И, конечно, Конгресс молодых ученых открывает широкие возможности для коммуникации, поиска менторов, там можно договориться о стажировках, о сотрудничестве, обмене опытом. Удачно, что Конгресс проводят в конце года, когда не только подводят итоги, но и планируют работу на следующий год, можно договориться о координации деятельности разных научных групп, объединяться для совместных исследований.

— Одним из флагманских проектов Года науки и технологий стал лекторий «На острие науки» для школьников и студентов. Вы тоже участвуете в этой акции, выступали с лекцией о том, как новые материалы помогают хирургам восстанавливать кости и мышцы. Что можно сказать об интересе к естественным наукам у нынешних школьников? Сегодня их уровень подготовки и мотивации идти в науку соответствуют потребностям страны?

— Это интересный проект и интересный опыт для ученого. Аудитория, которая у меня была, очень живая и активная, неожиданностью стал повышенный интерес к моей лекции со стороны студентов, которые получают образование в сферах, не связанных с естественными науками, например, по экономическим и техническим специальностям. Я с удовольствием снова приму участие в этом проекте, если позовут, потому что чувствуется, что это время потрачено с пользой.

— На ваш взгляд, на чем должна сосредоточиться государственная поддержка, чтобы достигнуть цели, обозначенной нацпроектом «Наука и университеты»: в 2024 году Россия должна стать одним из мировых лидеров по научным исследованиям и разработкам?

— В науке кадры — это все, поэтому на первом месте для государства должно быть программы по вовлечению в науку молодежи. На этом направлении уже многое делают и надо продолжать эту работу, повышать ее интенсивность.

Второй важный момент: в нынешней непростой геополитической обстановке особенно важно, чтобы государство формировало ориентиры для развития науки как в рамках внутреннего рынка, так и на глобальном уровне. Сейчас какие-то двери закрываются, но где-то они должны открываться — это могут быть страны Ближнего Востока, Китай, Средняя Азия, какие-то другие регионы. И государству надо четко обозначить, какие направления сотрудничества оно будет поддерживать.
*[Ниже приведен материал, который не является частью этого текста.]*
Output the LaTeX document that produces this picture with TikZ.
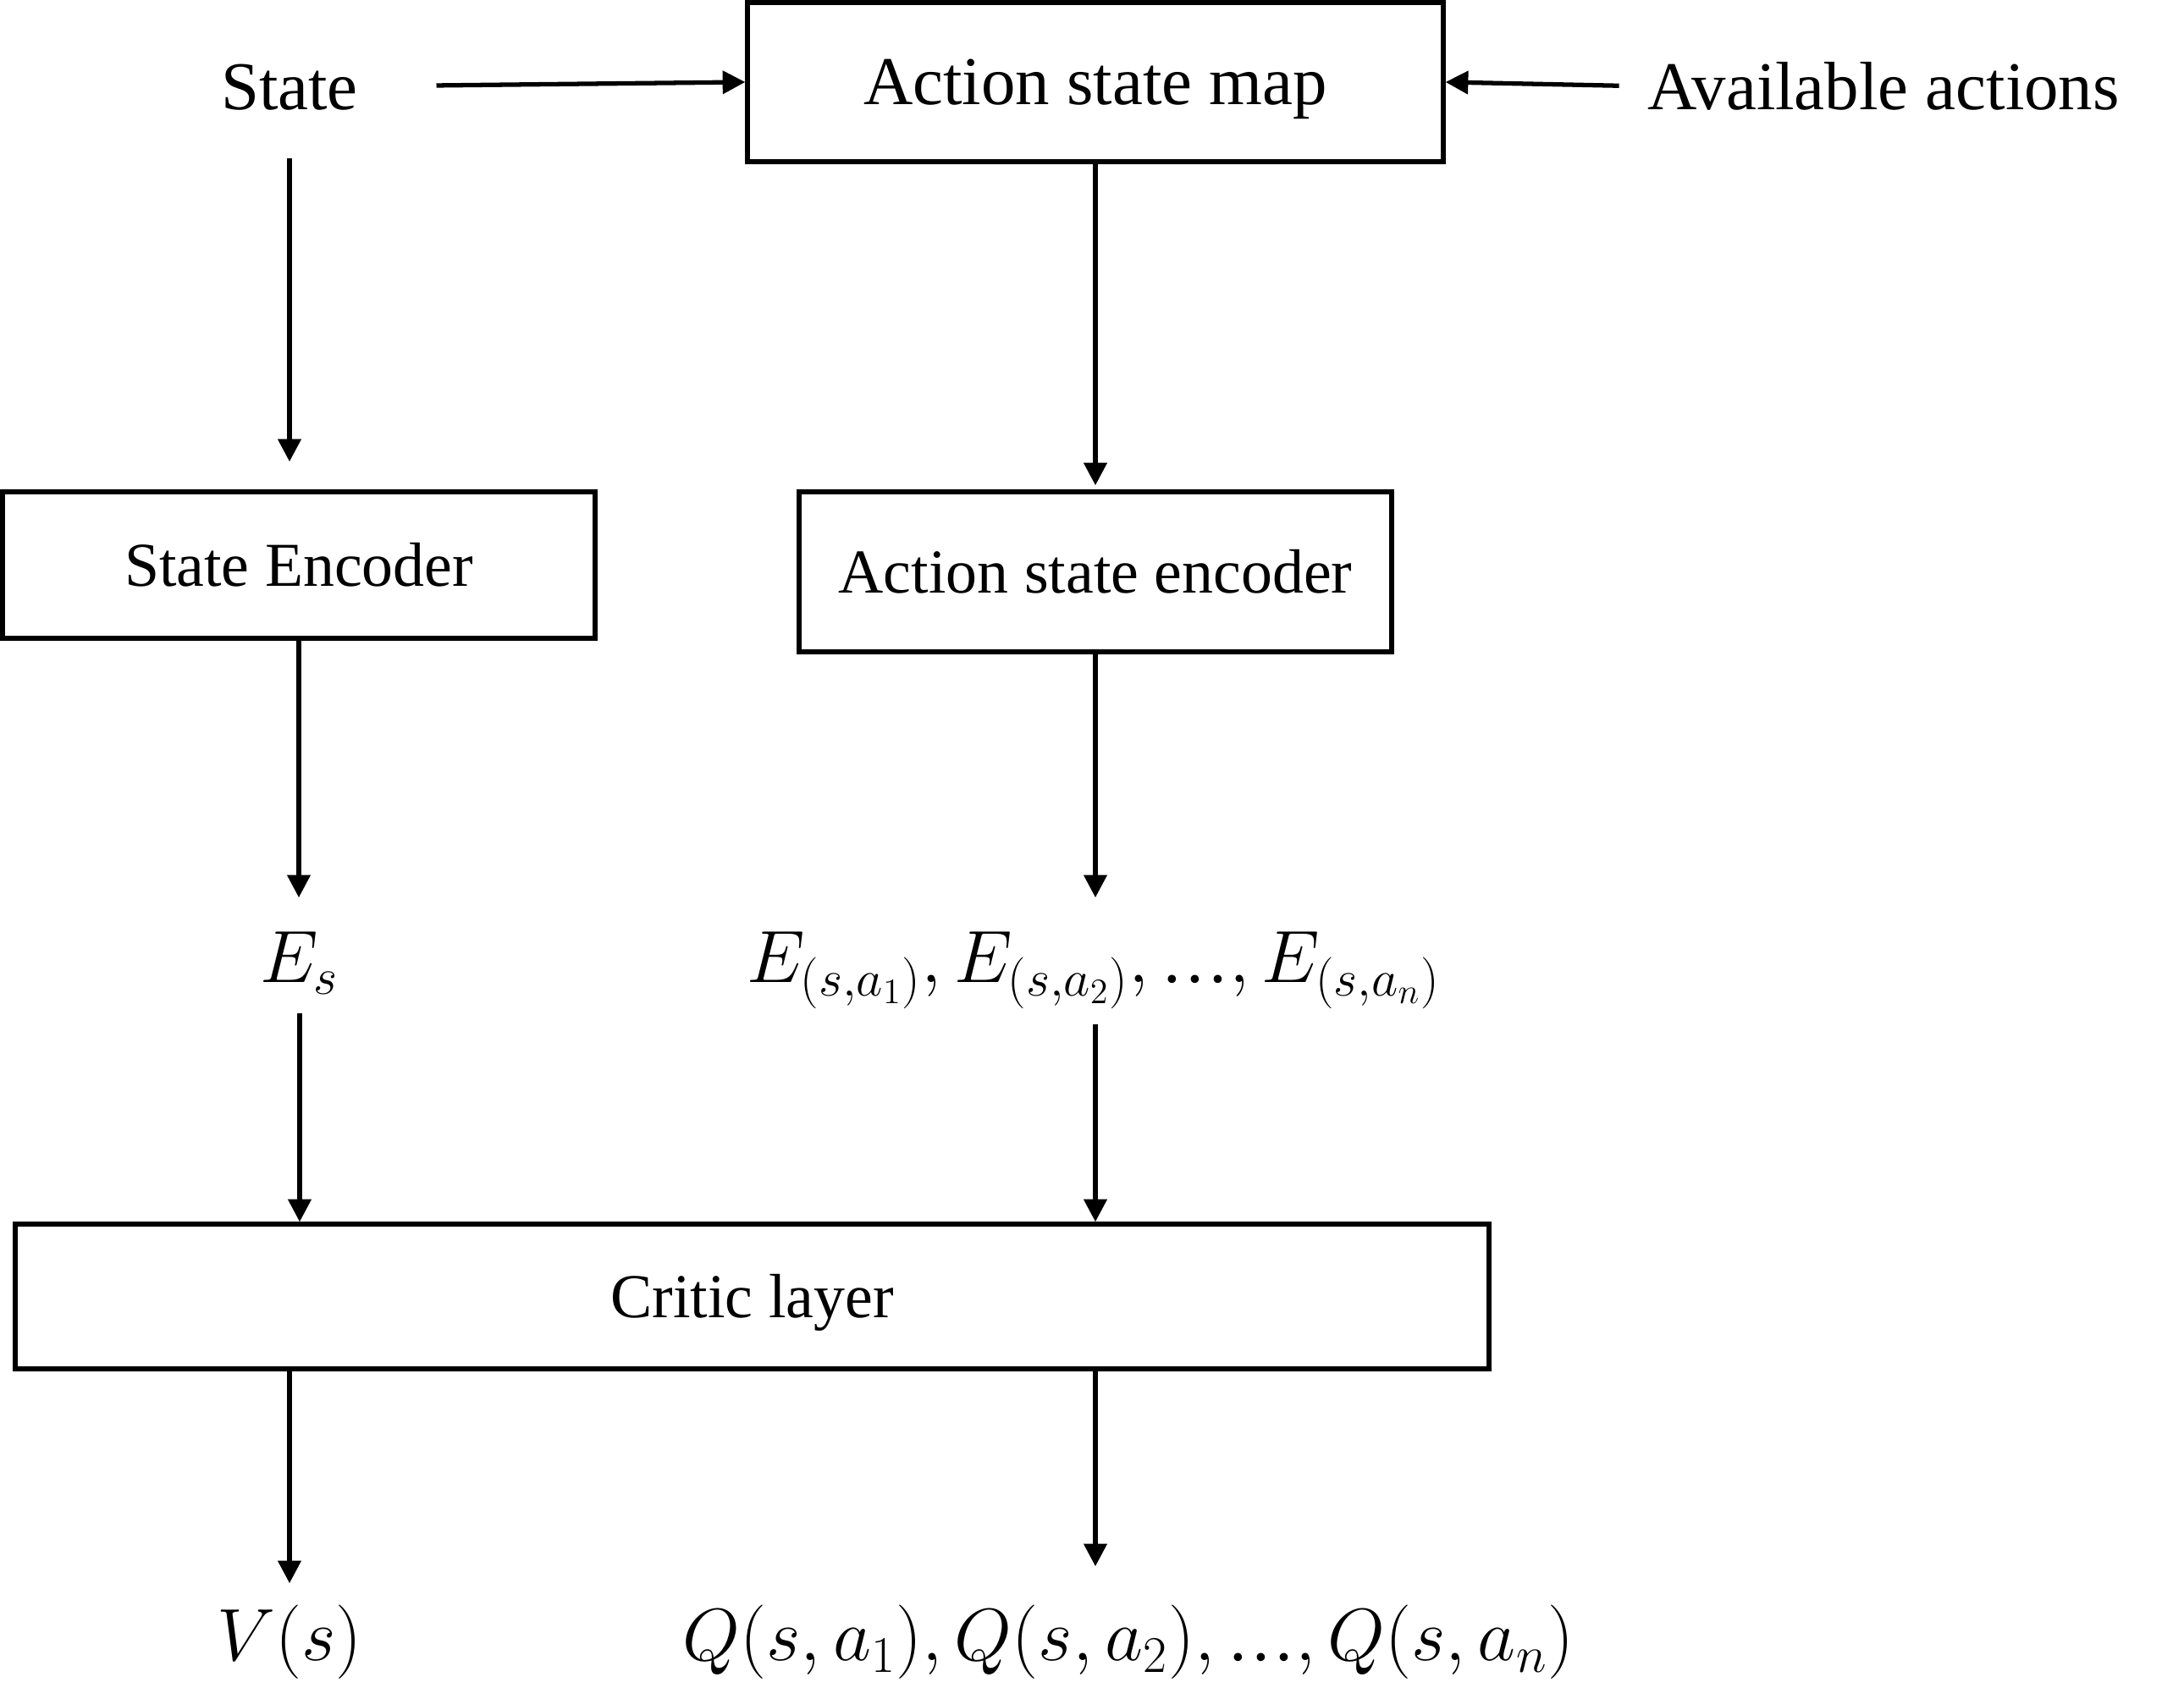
\documentclass[tikz,border=0pt]{standalone}
\usepackage{fontspec}
\setmainfont{Liberation Serif}
\usetikzlibrary{arrows.meta}

\tikzset{
    box/.style={draw, line width=1.5pt, inner sep=0pt, text height=0.5cm, text depth=0cm, font=\fontsize{21}{25}\selectfont},
    lbl/.style={inner sep=0pt, anchor=base, text height=0.68cm, text depth=0.12cm, font=\fontsize{23}{28}\selectfont},
    arr/.style={line width=1.5pt, -{Triangle[length=7.6pt,width=7.6pt]}}
}
\newcommand{\eldots}{\mbox{…}}

\begin{document}
\begin{tikzpicture}
    \useasboundingbox (0,0) rectangle (25.8,20.07);

    % Inputs
    \node[lbl] (state) at (3.42,18.77) {State};
    \node[box, minimum width=8.22cm, minimum height=1.88cm, text height=0.54cm, font=\fontsize{23}{28}\selectfont] (asm) at (12.94,19.10) {Action state map};
    \node[lbl] (avail) at (22.25,18.77) {Available actions};

    % Encoders
    \node[box, minimum width=7cm, minimum height=1.73cm] (se) at (3.53,13.395) {State Encoder};
    \node[box, minimum width=7cm, minimum height=1.89cm] (ase) at (12.94,13.315) {Action state encoder};

    % Embeddings
    \node[lbl] (es) at (3.54,8.46) {$E_s$};
    \node[lbl] (elist) at (12.92,8.46) {$E_{(s,a_1)}, E_{(s,a_2)}, \eldots, E_{(s,a_n)}$};

    % Critic
    \node[box, minimum width=17.41cm, minimum height=1.71cm] (critic) at (8.885,4.755) {Critic layer};

    % Outputs
    \node[lbl] (v) at (3.42,0.45) {$V(s)$};
    \node[lbl] (q) at (13.33,0.45) {$Q(s,a_1), Q(s,a_2), \eldots, Q(s,a_n)$};

    % Arrows
    \draw[arr, shorten <=0.92cm] (state.east) -- (asm.west);
    \draw[arr, shorten <=0.33cm] (avail.west) -- (asm.east);
    \draw[arr, shorten <=0.44cm, shorten >=0.33cm] (state.south) -- (state.south |- se.north);
    \draw[arr, shorten >=0.05cm] (asm.south) -- (ase.north);
    \draw[arr, shorten >=0.32cm] (se.south) -- (se.south |- es.north);
    \draw[arr, shorten >=0.32cm] (ase.south) -- (ase.south |- elist.north);
    \draw[arr, shorten <=0.23cm] (es.south) -- (es.south |- critic.north);
    \draw[arr, shorten <=0.36cm] (ase.south |- elist.south) -- (ase.south |- critic.north);
    \draw[arr, shorten >=0.23cm] (v.north |- critic.south) -- (v.north);
    \draw[arr, shorten >=0.43cm] (ase.south |- critic.south) -- (ase.south |- q.north);
\end{tikzpicture}
\end{document}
Это очень важно для прикладных научных разработок. Должно быть понимание, куда можно идти с этими разработками, потому что внутренний рынок — это одна история, а международный рынок, значительно более емкий — совсем другая. Для глобального развития можно привлечь больше инвестиций и благодаря этому сделать продукт более высокого качества.
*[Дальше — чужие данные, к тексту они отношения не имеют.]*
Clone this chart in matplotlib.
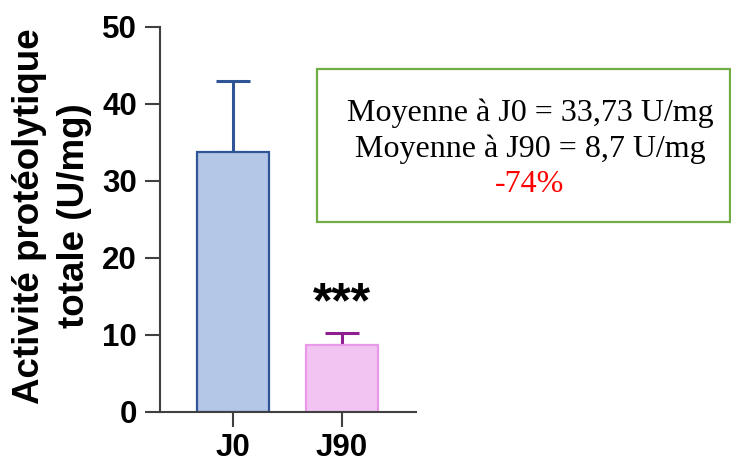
import matplotlib
matplotlib.use("Agg")
import matplotlib.pyplot as plt
from matplotlib.patches import Rectangle

categories = ["J0", "J90"]
means = [33.73, 8.7]
upper_err = [9.27, 1.5]
yticks = [0, 10, 20, 30, 40, 50]
box_lines = ["Moyenne à J0 = 33,73 U/mg", "Moyenne à J90 = 8,7 U/mg", "-74%"]
signif = "***"

fill_colors = ["#B4C7E7", "#F2C4F2"]
edge_colors = ["#2F5597", "#E899E8"]
err_colors = ["#2F5597", "#8E1F8E"]

W, H = 731, 461
fig = plt.figure(figsize=(W / 100, H / 100), dpi=100)
ax = fig.add_axes([160 / W, (H - 411.7) / H, 256 / W, 385 / H])

x = list(range(len(categories)))
for i in x:
    ax.bar(i, means[i], width=0.66, color=fill_colors[i], edgecolor=edge_colors[i],
           linewidth=1.6, zorder=2)
    ax.errorbar(i, means[i], yerr=[[0], [upper_err[i]]], fmt='none',
                ecolor=err_colors[i], elinewidth=2.2, capsize=12.5, capthick=2.2, zorder=1)

ax.set_xlim(-0.67, 1.68)
ax.set_ylim(0, 50)
ax.set_yticks(yticks)
ax.set_xticks(x)
ax.set_xticklabels(categories)
for s in ["top", "right"]:
    ax.spines[s].set_visible(False)
for s in ["left", "bottom"]:
    ax.spines[s].set_linewidth(1.5)
    ax.spines[s].set_color("#404040")
ax.tick_params(axis="both", length=11, width=1.5, color="#404040", direction="out")
ax.tick_params(axis="y", pad=5.5)
ax.tick_params(axis="x", pad=4.5)
for lab in ax.get_yticklabels() + ax.get_xticklabels():
    lab.set_fontfamily("Liberation Sans")
    lab.set_fontweight("bold")
    lab.set_fontsize(22.5)

ax.text(1, 12.2, signif, ha="center", va="baseline", fontsize=36,
        fontweight="bold", family="Liberation Sans")

fig.text(30 / W, 1 - 216 / H, "Activité protéolytique", rotation=90, ha="center",
         va="center", fontsize=26.5, fontweight="bold", family="Liberation Sans")
fig.text(75 / W, 1 - 216 / H, "totale (U/mg)", rotation=90, ha="center",
         va="center", fontsize=26.5, fontweight="bold", family="Liberation Sans")

fig.patches.append(Rectangle((317 / W, 1 - 222 / H), (729.5 - 317) / W, (222 - 69) / H,
                             transform=fig.transFigure, fill=False,
                             edgecolor="#70AD47", linewidth=1.6))
ys = [113, 149, 184]
cols = ["black", "black", "red"]
for t, yy, c in zip(box_lines, ys, cols):
    fig.text(530 / W, 1 - yy / H, t, ha="center", va="center", fontsize=23,
             family="Liberation Serif", color=c)

fig.savefig("out.png", dpi=100)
И хотелось бы более весомой поддержки от государства на этапе внедрения, продвижения на рынок инновационных разработок. Например, медицина — очень консервативная сфера и чтобы убедить рынок в эффективности нового продукта, может уйти лет десять. Эффективной мерой поддержки могло бы стать введение обязательных лимитов по госзаказам на закупку продукции отечественных инновационных компаний. Вот в этой сфере хотелось бы больше инициативы со стороны властей.